A exploração dos bichos-preguiça pela indústria do turismo se intensificou nas últimas décadas, talvez pela aparência pacífica e a impressão de estarem sempre sorrindo, o que já lhes rendeu o apelido de Miss Simpatia da Amazônia. Muitos viajantes que cruzam os países sul-americanos querem tirar fotos ao lado deles e alguns até decidem levar um bebê-preguiça para casa, movimentando um tráfico de animais silvestres tão lucrativo quanto cruel.

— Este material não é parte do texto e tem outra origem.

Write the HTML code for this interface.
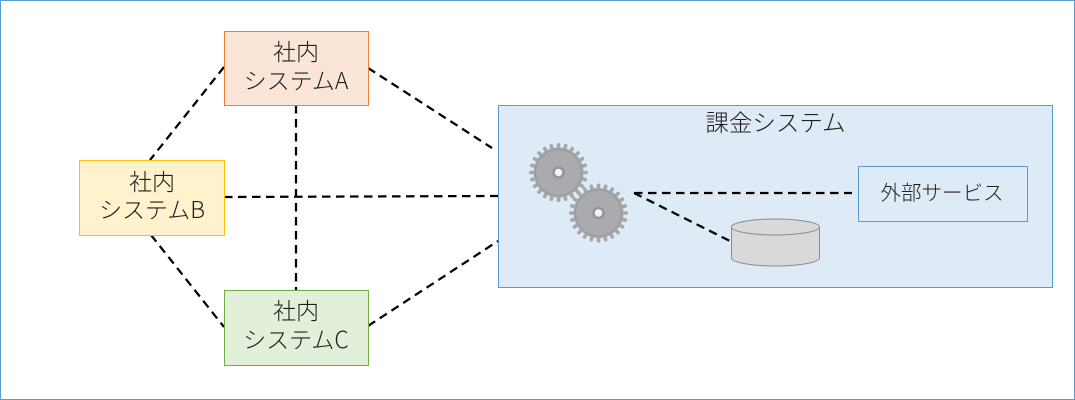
<!DOCTYPE html>
<html>
<head>
<meta charset="utf-8">
<style>
html,body{margin:0;padding:0;background:#fff;width:1075px;height:400px;overflow:hidden}
svg{display:block}
text{font-family:"Noto Sans CJK JP","Liberation Sans",sans-serif;font-weight:300;fill:#1f1f1f;text-anchor:middle}
.d{stroke:#000;stroke-width:2.25;stroke-dasharray:8.5 5.5;fill:none}
.t line{stroke:#a5a7aa;stroke-width:3.6;stroke-linecap:round}
</style>
</head>
<body>
<svg width="1075" height="400" viewBox="0 0 1075 400" xmlns="http://www.w3.org/2000/svg">
<defs>
<g id="gear">
<g class="t">
<line y1="-27.7" y2="27.7"/>
<line y1="-27.7" y2="27.7" transform="rotate(15)"/>
<line y1="-27.7" y2="27.7" transform="rotate(30)"/>
<line y1="-27.7" y2="27.7" transform="rotate(45)"/>
<line y1="-27.7" y2="27.7" transform="rotate(60)"/>
<line y1="-27.7" y2="27.7" transform="rotate(75)"/>
<line y1="-27.7" y2="27.7" transform="rotate(90)"/>
<line y1="-27.7" y2="27.7" transform="rotate(105)"/>
<line y1="-27.7" y2="27.7" transform="rotate(120)"/>
<line y1="-27.7" y2="27.7" transform="rotate(135)"/>
<line y1="-27.7" y2="27.7" transform="rotate(150)"/>
<line y1="-27.7" y2="27.7" transform="rotate(165)"/>
</g>
<circle r="25" fill="#a5a7aa"/>
<circle r="23" fill="#a9abae" stroke="#96989b" stroke-width="1"/>
<circle r="5" fill="#f2f4f6" stroke="#93959a" stroke-width="2.5"/>
</g>
</defs>
<rect x="0.5" y="0.5" width="1074" height="399" fill="#fff" stroke="#5b9bd5"/>

<rect x="498.5" y="105.5" width="554" height="182" fill="#deeaf6" stroke="#5b9bd5"/>

<line class="d" x1="296" y1="105" x2="296" y2="290"/>
<line class="d" x1="224" y1="197" x2="498" y2="196"/>
<line class="d" x1="224" y1="67" x2="150" y2="160"/>
<line class="d" x1="151" y1="235" x2="224" y2="327"/>
<line class="d" x1="368" y1="68" x2="492" y2="148"/>
<line class="d" x1="368" y1="326" x2="498" y2="241"/>

<rect x="224.5" y="31.5" width="144" height="74" fill="#fbe5d6" stroke="#ed7d31"/>
<rect x="79.5" y="160.5" width="145" height="75" fill="#fff2cc" stroke="#ffc000"/>
<rect x="224.5" y="290.5" width="144" height="75" fill="#e2efd9" stroke="#70ad47"/>

<text x="296" y="60" font-size="23">社内</text>
<text x="296" y="89" font-size="23">システムA</text>
<text x="152" y="190" font-size="23">社内</text>
<text x="152" y="218" font-size="23">システムB</text>
<text x="296" y="319" font-size="23">社内</text>
<text x="296" y="348" font-size="23">システムC</text>
<text x="775.5" y="131" font-size="23.5">課金システム</text>

<use href="#gear" x="558.5" y="172.5"/>
<use href="#gear" x="598.5" y="213"/>

<line class="d" x1="634" y1="193" x2="852" y2="193"/>
<line class="d" x1="634" y1="193" x2="730" y2="241"/>

<path d="M731.5 227 V258 C731.5 262 750 266 775.5 266 C801 266 819.5 262 819.5 258 V227 Z" fill="#d9d9d9" stroke="#8c8c8c"/>
<ellipse cx="775.5" cy="227" rx="44" ry="8" fill="#d9d9d9" stroke="#8c8c8c"/>

<rect x="858.5" y="166.5" width="169" height="55" fill="#deeaf6" stroke="#5b9bd5"/>
<text x="942" y="200" font-size="20.5">外部サービス</text>
</svg>
</body>
</html>
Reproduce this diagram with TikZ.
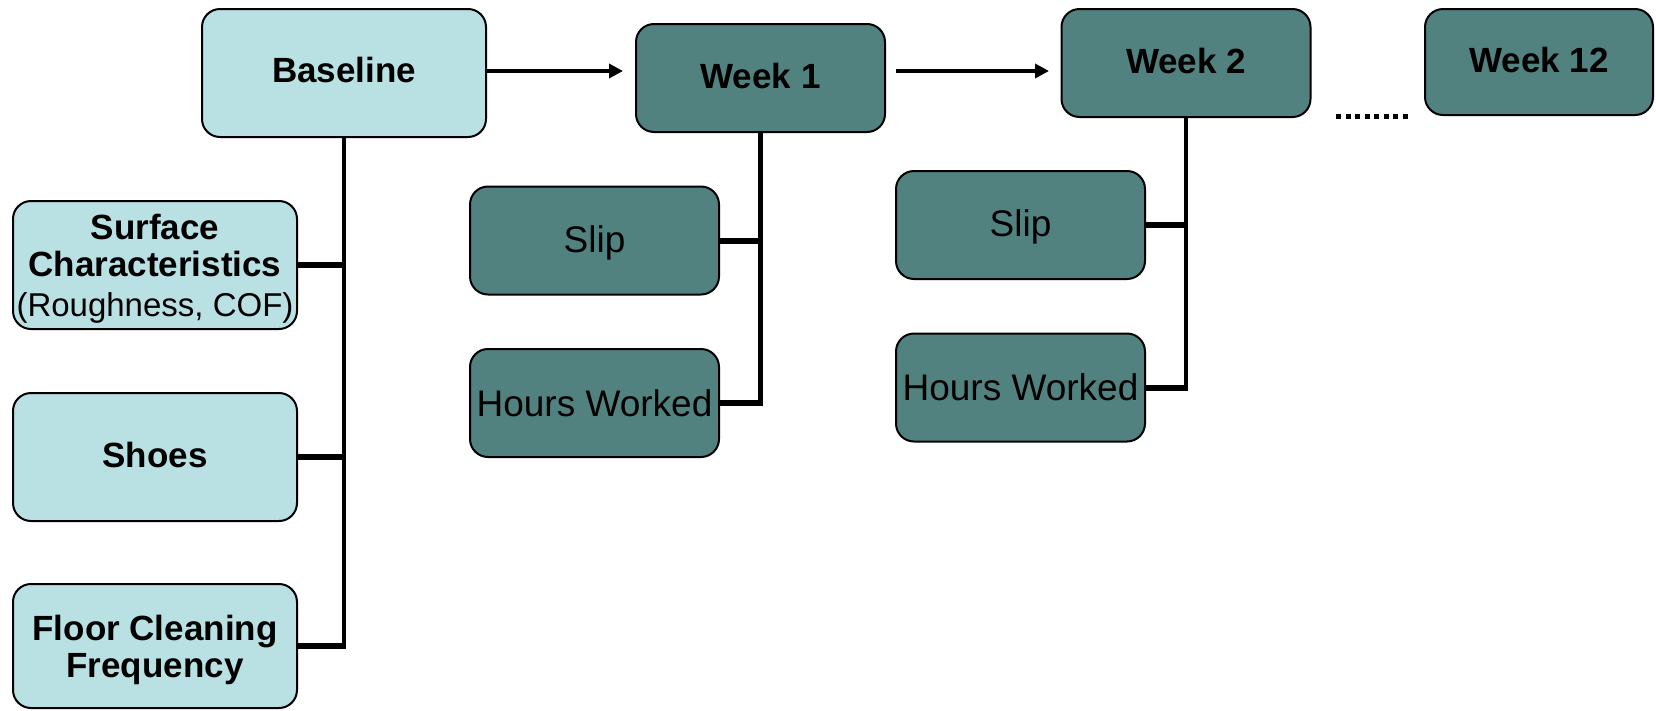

“Esse ‘sorriso’ esconde um sofrimento imenso”, afirma o biólogo Neil D’Cruze, líder de pesquisa estratégica da Canopy, uma organização internacional de defesa do meio ambiente. “Esses animais passam por um estresse extremo quando são manuseados, contidos ou expostos a multidões barulhentas. Eles não são fisiologicamente adequados para esse tipo de tratamento”, conta o pesquisador, que conduziu estudos na América do Sul sobre a exploração desses animais.
Poucos bebês resistem a tamanho estresse. No caso dos filhotes menores, a taxa de mortalidade chega a 99%, segundo Tinka Plese, que desde 1996 atua na recuperação de bichos-preguiça em Medellín, na Colômbia. “Os bebês chegam com fome, com sede, com uma tristeza impressionante”, conta Tinka, fundadora e diretora da Fundação Aiunau, que também trabalha com a reinserção de tamanduás e tatus na natureza. “Chegam chorando, procurando a mãe. Recusam-se completamente a receber qualquer coisa dos humanos.”
O desmatamento e as queimadas sempre foram a principal ameaça aos bichos-preguiça. Nos últimos anos, no entanto, o tráfico de animais para atender à indústria do turismo adicionou uma camada extra de risco. O chamado “turismo de vida selvagem” proporciona aos viajantes o contato direto com animais silvestres, seja em mercados populares ou em roteiros oferecidos por agência de turismo.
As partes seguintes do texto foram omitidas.